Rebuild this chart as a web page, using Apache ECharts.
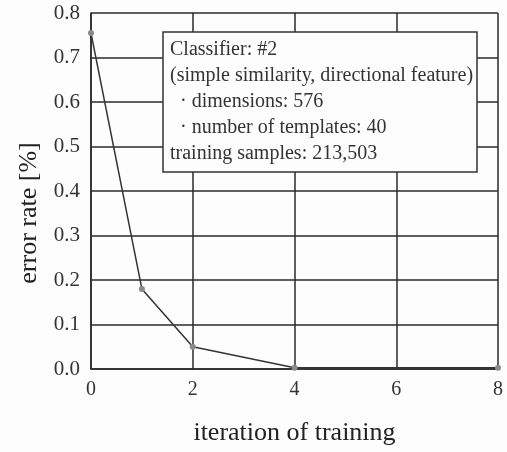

....................

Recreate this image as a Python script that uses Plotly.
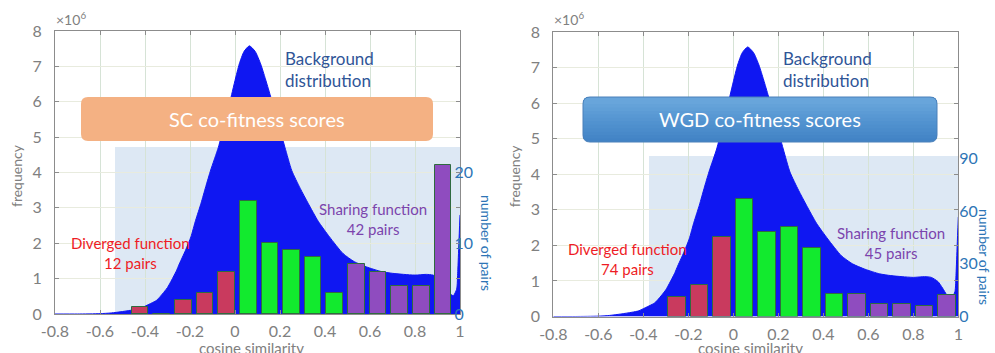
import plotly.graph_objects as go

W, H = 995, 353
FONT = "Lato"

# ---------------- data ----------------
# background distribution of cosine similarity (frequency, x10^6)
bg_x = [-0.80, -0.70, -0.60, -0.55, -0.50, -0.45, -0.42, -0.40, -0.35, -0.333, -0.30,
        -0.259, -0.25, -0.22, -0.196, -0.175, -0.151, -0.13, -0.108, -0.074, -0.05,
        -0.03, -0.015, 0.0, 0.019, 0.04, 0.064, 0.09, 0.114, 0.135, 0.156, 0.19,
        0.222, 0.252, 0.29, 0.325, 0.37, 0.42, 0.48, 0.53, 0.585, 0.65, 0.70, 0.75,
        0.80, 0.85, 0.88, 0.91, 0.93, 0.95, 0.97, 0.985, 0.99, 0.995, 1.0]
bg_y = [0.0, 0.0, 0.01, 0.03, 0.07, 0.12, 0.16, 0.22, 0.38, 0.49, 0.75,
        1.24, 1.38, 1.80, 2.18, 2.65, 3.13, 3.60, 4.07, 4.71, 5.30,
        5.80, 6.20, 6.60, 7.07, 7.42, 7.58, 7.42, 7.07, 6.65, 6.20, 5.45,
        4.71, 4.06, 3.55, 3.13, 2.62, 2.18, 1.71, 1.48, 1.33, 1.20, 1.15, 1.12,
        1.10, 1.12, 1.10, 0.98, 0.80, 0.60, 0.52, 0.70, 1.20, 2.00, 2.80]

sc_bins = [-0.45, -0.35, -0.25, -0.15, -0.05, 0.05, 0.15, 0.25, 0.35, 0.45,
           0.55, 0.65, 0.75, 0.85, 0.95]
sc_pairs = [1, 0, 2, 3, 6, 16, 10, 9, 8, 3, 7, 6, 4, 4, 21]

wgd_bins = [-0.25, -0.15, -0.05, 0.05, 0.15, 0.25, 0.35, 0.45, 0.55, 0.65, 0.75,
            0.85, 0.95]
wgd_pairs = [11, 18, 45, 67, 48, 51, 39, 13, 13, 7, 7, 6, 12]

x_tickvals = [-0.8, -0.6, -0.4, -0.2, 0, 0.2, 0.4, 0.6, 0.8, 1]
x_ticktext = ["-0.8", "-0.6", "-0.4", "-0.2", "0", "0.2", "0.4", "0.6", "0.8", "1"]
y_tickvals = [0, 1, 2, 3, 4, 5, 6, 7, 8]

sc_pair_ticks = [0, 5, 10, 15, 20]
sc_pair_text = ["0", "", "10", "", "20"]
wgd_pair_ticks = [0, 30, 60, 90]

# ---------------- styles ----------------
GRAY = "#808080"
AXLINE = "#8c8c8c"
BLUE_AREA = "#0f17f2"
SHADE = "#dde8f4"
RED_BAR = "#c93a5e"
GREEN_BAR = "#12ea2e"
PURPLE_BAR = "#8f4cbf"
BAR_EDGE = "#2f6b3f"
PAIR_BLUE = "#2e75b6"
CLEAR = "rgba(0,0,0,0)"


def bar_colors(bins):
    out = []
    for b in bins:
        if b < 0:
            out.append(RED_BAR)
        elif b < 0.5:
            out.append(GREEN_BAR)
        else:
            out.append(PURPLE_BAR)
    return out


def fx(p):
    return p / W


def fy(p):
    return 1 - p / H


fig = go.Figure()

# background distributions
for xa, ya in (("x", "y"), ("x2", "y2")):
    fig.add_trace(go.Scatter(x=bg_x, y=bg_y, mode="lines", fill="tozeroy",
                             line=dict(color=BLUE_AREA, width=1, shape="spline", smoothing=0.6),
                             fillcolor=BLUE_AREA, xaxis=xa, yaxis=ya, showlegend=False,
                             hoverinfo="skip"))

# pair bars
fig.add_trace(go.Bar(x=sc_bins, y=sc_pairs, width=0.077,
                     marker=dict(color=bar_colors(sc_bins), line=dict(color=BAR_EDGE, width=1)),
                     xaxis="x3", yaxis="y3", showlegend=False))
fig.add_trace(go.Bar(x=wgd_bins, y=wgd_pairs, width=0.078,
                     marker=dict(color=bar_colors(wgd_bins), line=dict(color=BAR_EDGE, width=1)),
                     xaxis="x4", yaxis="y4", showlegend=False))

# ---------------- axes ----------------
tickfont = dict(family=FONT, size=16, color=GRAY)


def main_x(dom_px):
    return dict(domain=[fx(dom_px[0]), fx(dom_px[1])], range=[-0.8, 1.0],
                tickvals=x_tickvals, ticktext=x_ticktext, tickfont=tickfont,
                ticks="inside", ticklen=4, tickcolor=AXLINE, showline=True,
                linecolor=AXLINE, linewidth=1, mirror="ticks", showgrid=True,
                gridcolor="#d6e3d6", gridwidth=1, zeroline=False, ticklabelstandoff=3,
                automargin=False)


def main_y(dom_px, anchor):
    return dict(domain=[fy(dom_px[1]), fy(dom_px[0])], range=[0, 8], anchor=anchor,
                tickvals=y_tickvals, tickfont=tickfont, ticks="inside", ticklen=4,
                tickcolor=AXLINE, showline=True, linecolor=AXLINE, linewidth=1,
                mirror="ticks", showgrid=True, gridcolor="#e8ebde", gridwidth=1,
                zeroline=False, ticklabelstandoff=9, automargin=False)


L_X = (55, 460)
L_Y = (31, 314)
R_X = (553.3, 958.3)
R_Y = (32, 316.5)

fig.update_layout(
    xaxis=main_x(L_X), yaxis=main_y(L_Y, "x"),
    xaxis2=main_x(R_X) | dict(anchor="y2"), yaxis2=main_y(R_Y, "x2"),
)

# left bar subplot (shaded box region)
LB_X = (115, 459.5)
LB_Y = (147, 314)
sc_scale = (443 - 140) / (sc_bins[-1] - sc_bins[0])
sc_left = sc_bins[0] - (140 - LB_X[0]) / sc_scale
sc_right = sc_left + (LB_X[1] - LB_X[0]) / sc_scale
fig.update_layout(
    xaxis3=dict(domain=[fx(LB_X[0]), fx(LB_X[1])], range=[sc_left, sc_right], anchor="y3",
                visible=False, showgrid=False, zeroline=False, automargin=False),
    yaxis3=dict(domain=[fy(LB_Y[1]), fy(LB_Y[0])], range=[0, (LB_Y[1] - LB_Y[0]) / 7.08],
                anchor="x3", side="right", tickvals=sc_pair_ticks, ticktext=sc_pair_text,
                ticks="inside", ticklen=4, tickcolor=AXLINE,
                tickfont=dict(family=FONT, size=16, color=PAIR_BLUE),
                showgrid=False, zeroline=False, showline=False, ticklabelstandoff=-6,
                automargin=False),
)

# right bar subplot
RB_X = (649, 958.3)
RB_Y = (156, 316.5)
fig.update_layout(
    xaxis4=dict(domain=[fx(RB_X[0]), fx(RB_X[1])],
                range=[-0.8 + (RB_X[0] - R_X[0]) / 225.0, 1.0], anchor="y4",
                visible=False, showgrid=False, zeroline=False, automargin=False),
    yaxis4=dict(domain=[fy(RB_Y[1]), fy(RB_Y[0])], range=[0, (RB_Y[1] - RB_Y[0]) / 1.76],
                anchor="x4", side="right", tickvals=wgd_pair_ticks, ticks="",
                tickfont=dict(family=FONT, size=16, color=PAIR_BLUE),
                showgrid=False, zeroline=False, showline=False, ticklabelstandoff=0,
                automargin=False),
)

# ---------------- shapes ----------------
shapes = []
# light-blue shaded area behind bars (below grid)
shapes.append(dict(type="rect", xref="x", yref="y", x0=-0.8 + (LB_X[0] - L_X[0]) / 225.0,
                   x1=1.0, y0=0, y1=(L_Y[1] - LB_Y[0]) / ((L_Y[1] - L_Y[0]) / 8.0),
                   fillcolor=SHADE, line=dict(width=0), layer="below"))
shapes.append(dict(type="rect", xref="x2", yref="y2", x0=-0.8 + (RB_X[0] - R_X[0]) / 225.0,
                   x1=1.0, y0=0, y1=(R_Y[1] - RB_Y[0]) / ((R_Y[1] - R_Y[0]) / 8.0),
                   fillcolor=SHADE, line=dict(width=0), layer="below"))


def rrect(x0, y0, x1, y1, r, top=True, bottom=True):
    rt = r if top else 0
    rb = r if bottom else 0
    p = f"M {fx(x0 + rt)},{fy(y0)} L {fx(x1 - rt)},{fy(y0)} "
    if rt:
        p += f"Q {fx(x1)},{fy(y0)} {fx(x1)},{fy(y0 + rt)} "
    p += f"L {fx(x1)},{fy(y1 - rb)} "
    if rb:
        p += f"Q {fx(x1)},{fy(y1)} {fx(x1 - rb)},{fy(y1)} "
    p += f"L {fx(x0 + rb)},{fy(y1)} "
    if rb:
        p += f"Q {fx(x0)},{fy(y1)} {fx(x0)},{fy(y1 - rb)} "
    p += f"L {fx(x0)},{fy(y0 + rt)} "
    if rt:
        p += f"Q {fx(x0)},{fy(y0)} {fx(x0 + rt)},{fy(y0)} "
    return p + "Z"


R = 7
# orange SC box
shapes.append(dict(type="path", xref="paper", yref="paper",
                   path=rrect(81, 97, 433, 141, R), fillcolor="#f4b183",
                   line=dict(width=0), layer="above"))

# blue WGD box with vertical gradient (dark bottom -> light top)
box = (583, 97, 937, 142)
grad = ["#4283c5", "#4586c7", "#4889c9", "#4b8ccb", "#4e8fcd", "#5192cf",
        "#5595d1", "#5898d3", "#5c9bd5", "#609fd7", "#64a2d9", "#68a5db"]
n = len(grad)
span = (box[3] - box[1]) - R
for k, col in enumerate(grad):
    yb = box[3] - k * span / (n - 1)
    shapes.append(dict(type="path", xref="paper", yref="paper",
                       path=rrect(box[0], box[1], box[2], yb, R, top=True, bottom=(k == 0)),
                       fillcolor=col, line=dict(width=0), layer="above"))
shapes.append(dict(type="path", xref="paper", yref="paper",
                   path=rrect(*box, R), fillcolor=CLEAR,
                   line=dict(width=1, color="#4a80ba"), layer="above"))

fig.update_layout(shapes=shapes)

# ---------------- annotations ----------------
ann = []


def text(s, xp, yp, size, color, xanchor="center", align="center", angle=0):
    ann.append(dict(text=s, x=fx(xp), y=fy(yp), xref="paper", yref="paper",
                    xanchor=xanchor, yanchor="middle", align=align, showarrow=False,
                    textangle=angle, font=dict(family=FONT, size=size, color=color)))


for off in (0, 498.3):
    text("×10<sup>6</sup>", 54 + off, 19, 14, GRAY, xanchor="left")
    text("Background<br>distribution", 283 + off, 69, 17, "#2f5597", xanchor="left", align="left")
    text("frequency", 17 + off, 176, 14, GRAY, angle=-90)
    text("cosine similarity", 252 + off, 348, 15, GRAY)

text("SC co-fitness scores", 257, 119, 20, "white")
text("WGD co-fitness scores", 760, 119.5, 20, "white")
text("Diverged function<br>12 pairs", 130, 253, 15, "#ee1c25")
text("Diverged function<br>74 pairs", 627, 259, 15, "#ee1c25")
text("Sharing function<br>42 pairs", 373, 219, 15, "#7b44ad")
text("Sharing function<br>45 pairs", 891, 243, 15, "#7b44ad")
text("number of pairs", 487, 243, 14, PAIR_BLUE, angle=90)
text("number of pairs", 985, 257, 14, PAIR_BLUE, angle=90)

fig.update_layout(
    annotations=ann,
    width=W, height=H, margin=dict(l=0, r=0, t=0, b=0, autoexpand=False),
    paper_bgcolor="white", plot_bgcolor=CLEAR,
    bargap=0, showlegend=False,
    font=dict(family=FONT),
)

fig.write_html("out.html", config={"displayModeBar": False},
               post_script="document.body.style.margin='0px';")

....................

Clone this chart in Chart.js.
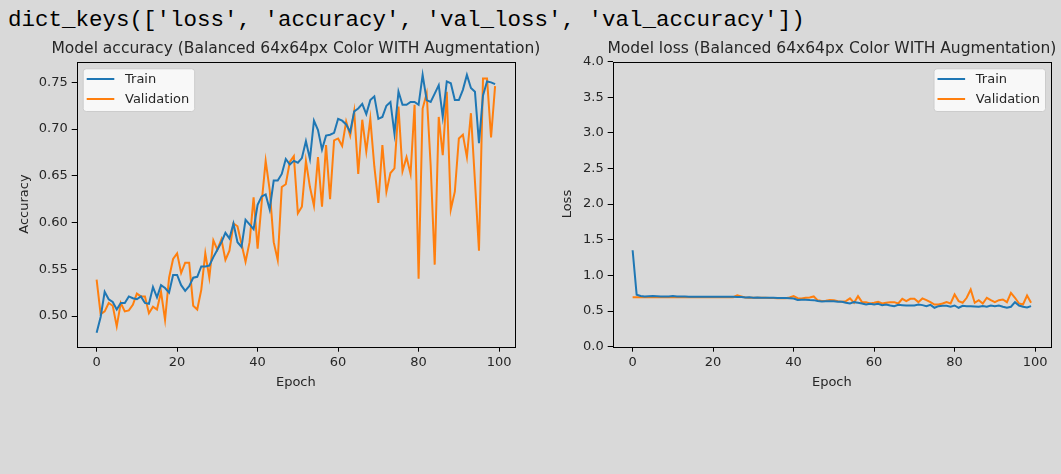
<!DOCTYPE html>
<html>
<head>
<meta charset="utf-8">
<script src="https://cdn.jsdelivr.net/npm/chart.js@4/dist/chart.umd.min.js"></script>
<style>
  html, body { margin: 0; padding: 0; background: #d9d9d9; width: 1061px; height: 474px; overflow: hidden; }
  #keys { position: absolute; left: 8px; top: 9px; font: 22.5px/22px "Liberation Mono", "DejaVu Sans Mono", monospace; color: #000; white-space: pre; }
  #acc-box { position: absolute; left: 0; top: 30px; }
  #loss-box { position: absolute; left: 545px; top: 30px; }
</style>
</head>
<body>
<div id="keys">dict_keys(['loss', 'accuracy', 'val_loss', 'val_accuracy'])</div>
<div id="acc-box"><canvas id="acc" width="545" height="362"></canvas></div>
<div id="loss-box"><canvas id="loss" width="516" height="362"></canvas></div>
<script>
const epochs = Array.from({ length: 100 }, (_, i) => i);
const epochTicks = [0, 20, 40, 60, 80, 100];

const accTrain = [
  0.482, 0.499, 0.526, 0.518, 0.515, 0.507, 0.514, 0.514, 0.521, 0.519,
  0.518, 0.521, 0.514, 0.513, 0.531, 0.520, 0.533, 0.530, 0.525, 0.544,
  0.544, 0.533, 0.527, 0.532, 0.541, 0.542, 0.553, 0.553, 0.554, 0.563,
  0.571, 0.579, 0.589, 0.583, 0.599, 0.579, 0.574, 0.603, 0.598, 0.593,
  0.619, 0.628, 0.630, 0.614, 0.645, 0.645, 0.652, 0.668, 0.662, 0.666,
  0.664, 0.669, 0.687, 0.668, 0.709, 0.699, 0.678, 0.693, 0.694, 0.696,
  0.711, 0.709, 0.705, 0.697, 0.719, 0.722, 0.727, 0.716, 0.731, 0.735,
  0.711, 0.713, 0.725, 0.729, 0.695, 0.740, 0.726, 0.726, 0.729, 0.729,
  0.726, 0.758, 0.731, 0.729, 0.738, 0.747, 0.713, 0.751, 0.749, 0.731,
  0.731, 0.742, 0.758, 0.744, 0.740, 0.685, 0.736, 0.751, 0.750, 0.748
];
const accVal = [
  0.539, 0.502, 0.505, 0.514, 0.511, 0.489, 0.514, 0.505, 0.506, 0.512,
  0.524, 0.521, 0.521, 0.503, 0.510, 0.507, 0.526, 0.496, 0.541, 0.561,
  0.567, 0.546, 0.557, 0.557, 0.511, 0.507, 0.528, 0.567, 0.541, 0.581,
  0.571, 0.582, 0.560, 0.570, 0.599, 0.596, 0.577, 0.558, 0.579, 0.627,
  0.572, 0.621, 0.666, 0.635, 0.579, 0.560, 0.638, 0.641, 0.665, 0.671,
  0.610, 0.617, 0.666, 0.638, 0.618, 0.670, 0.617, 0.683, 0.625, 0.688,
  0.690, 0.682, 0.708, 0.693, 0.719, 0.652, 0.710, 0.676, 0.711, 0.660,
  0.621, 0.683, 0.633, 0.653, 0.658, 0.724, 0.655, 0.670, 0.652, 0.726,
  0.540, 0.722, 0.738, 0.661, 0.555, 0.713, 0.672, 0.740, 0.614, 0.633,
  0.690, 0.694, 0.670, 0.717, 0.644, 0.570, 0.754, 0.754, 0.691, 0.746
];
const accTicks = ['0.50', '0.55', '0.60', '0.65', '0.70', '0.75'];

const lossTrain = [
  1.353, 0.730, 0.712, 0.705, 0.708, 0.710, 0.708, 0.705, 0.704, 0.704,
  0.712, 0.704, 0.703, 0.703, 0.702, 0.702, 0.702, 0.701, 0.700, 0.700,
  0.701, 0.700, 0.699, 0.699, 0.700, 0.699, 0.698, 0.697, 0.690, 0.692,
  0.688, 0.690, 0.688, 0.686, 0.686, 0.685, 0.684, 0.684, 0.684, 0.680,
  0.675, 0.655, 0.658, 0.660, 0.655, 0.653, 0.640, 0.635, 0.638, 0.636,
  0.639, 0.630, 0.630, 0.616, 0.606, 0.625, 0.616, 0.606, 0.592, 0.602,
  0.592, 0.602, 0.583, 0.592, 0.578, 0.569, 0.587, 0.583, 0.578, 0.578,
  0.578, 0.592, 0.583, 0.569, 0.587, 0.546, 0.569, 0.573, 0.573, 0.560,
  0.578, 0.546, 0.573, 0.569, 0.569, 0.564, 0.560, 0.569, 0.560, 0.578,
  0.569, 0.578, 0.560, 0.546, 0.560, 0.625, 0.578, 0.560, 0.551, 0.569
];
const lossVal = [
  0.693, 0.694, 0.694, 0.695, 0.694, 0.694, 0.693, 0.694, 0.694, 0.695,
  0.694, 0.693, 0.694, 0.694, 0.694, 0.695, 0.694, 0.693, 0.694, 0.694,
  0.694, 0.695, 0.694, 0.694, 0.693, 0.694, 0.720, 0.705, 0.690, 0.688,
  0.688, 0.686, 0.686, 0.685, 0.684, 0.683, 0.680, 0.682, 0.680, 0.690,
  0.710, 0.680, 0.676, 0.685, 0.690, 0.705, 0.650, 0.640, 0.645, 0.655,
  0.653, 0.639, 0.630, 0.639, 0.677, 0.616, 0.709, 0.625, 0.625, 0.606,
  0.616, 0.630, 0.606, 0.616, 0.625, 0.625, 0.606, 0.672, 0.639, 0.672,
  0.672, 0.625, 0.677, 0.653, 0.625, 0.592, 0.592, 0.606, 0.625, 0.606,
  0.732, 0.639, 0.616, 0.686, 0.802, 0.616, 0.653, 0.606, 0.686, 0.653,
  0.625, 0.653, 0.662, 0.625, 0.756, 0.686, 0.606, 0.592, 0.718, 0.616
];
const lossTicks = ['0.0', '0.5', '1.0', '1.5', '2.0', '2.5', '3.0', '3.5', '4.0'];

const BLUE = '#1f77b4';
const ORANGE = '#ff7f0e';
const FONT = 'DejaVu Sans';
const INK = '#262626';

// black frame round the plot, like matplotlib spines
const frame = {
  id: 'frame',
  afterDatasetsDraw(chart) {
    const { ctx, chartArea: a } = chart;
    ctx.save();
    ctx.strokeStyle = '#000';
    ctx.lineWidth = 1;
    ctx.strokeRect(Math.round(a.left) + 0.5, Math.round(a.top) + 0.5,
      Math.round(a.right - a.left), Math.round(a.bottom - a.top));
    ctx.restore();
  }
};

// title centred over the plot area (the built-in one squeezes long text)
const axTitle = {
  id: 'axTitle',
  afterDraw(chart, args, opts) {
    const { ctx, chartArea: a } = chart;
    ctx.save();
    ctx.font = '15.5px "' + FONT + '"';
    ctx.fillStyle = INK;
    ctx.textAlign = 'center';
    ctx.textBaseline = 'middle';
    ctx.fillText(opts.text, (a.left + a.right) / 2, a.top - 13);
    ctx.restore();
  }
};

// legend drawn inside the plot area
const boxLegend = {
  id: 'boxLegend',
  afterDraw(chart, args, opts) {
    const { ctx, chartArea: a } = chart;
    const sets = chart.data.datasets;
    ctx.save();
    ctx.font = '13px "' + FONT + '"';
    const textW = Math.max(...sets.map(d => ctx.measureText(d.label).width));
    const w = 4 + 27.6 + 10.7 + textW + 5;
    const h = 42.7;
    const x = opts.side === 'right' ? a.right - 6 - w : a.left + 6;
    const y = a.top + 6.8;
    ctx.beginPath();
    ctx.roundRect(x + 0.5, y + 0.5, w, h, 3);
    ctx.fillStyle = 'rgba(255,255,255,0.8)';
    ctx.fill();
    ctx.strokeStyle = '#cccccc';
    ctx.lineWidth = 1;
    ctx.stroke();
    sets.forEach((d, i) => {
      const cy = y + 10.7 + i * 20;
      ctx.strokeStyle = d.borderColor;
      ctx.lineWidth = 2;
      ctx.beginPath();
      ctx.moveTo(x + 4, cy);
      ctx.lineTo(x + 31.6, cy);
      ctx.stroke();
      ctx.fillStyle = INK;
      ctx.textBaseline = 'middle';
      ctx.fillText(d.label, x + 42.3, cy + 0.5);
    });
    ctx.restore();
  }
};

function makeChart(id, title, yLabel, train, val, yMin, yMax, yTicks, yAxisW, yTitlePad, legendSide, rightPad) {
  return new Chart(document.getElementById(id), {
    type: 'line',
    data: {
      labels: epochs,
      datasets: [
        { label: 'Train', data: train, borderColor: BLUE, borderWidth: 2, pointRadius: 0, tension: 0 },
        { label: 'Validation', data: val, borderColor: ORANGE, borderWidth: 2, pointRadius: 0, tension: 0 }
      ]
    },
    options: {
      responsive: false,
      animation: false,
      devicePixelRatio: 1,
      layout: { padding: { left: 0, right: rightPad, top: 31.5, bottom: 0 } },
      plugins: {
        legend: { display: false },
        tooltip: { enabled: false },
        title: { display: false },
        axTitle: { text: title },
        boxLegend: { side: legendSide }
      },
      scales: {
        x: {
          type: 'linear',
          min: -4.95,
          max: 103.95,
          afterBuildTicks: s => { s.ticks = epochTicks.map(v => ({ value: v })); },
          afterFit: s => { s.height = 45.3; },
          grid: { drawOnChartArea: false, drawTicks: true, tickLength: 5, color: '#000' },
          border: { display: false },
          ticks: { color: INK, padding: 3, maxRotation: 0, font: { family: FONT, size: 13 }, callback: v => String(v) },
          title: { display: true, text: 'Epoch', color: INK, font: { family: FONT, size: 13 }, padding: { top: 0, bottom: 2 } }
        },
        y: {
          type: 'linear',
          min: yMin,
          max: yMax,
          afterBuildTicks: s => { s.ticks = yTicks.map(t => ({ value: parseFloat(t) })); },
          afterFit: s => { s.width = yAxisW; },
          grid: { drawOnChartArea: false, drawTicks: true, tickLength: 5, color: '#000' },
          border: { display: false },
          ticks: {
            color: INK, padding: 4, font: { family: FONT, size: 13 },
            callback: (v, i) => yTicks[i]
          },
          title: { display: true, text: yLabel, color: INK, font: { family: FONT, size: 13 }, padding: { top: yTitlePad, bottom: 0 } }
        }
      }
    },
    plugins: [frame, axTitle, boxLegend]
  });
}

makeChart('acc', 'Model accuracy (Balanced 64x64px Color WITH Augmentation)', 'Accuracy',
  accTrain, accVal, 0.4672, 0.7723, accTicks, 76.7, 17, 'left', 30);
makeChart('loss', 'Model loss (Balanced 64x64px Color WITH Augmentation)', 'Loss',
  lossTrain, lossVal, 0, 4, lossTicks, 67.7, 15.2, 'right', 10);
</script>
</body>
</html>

....................

| Job |
Reproduce exactly, and only, the lines from the one containing "Clone this chart in Chart.js." through the one containing "const epochTicks = [0, 20, 40, 60, 80, 100];", including both; leave out any pictures.

| The answer |
Clone this chart in Chart.js.
<!DOCTYPE html>
<html>
<head>
<meta charset="utf-8">
<script src="https://cdn.jsdelivr.net/npm/chart.js@4/dist/chart.umd.min.js"></script>
<style>
  html, body { margin: 0; padding: 0; background: #d9d9d9; width: 1061px; height: 474px; overflow: hidden; }
  #keys { position: absolute; left: 8px; top: 9px; font: 22.5px/22px "Liberation Mono", "DejaVu Sans Mono", monospace; color: #000; white-space: pre; }
  #acc-box { position: absolute; left: 0; top: 30px; }
  #loss-box { position: absolute; left: 545px; top: 30px; }
</style>
</head>
<body>
<div id="keys">dict_keys(['loss', 'accuracy', 'val_loss', 'val_accuracy'])</div>
<div id="acc-box"><canvas id="acc" width="545" height="362"></canvas></div>
<div id="loss-box"><canvas id="loss" width="516" height="362"></canvas></div>
<script>
const epochs = Array.from({ length: 100 }, (_, i) => i);
const epochTicks = [0, 20, 40, 60, 80, 100];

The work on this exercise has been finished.